Replying to a question about The Ring’s decision not to put its vacant flyweight championship on the line for the Sunny EdwardsJesse Rodriguez IBF-WBO title unification bout, Sulaiman said the following:

“I don’t know why media, champions and promoters give any credit to a Ring magazine belt that only threatens the credibility of the sport,” Sulaiman told iFL TV during an interview last Thursday at the sanctioning organization’s convention in Uzbekistan.

“They are a business. They make money. They are biased.”
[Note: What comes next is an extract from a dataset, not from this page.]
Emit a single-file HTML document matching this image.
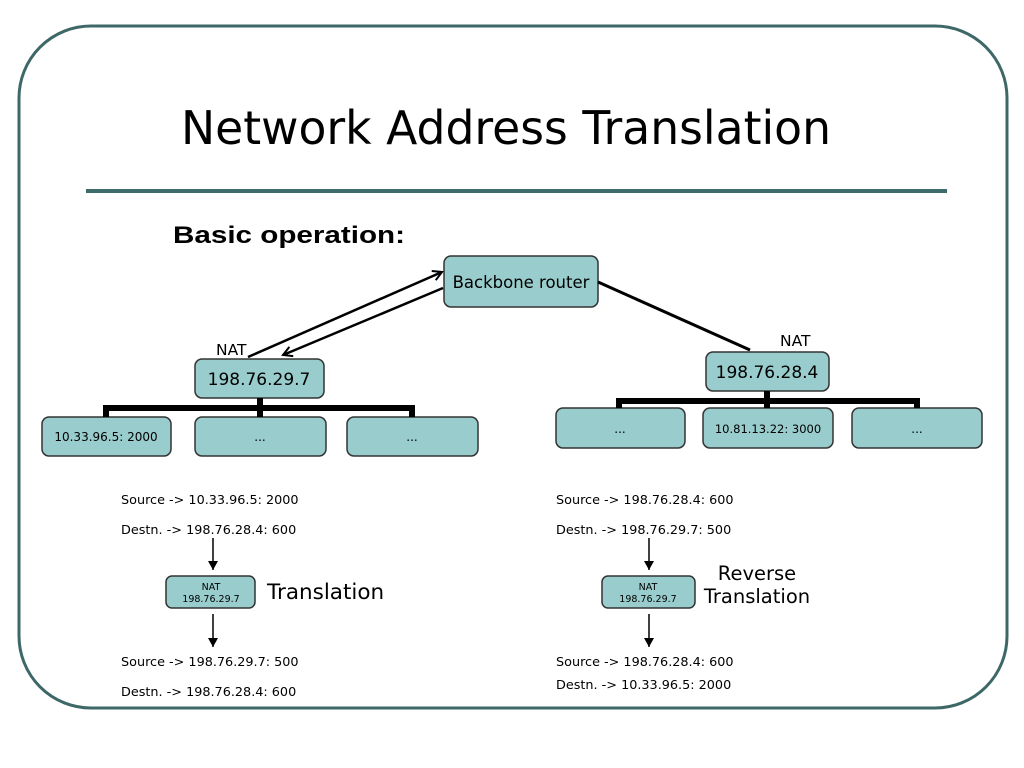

Shots fired, but I’m not going to shoot back with intent to kill by delving into all the sorted details of the many decades of his organization’s shenanigans and chicanery. A) I don’t have the time or space in this column (it would literally take weeks and a multi-part series to cover it all), and B) hordes of fans have already done that on social media and the comment sections under the articles on his recent hissy fit.

I’ll just say this:

The president of the sanctioning organization that proudly attaches its belt and its brand to pseudo-boxing events and exhibitions like Mike Tyson vs. Roy Jones Jr., Floyd Mayweather Jr. vs. John Gotti III, and Tyson Fury vs. Francis Ngannou should never mention the word “credibility,” let alone accuse others of threatening the credibility of a sport considered renegade before my grandfather was alive.  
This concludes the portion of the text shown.